I really liked the discussion with King about when the author knew exactly how the Dark Tower would end.  King not only shares when he got a vision for the final scenes in the book, but the fact that he is aware that “a lot of people didn’t like the way the thing ended, but after all the things that I’d written about how ka is a wheel and it always comes back to where it started, I don’t see how anybody could have expected anything different, really.”  He compares it to Ghost Brothers of Darkland County. . . that until you get it right, you have to keep doing it.  I would compare it to Groundhog Day!

 By the way, King does discuss some other possibilities for how the series might have ended.

When asked if he always planned to include himself in the series, King discusses Dickens’ novel “The Mystery of Edwin Drood” – which was let unfinished upon Dickens death.  He then explains how he found himself serving the Beam.

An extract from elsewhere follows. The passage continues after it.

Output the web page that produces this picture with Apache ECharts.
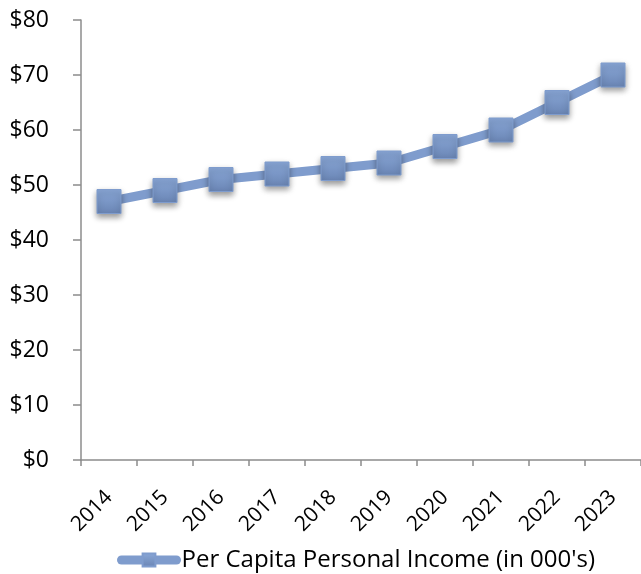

As much as I wore my copy of the Road to the Dark Tower to shreds, this one is already more tattered!  Pages folded down, lines marked up – it has become my road map to the series.  Finally a lot of things make sense.


My interest in this series has been stirred to life again twice.  First by a book called “The Stephen King Universe.”  It was the first time I became aware that all these books connected – and the axis was The Dark Tower.  The Dark Tower Companion has reinvigorated by love for this series.

The Dark Tower is both a challenge and a passion for me.  It’s like trying to love a very complex woman.  I’m not always sure what in the world she’s talking about – she’s much deeper than I am – but I am too attracted to walk away.  Bev Vincent is like a good friend, helping me understand the mystery woman and offering hints on how exactly to approach her.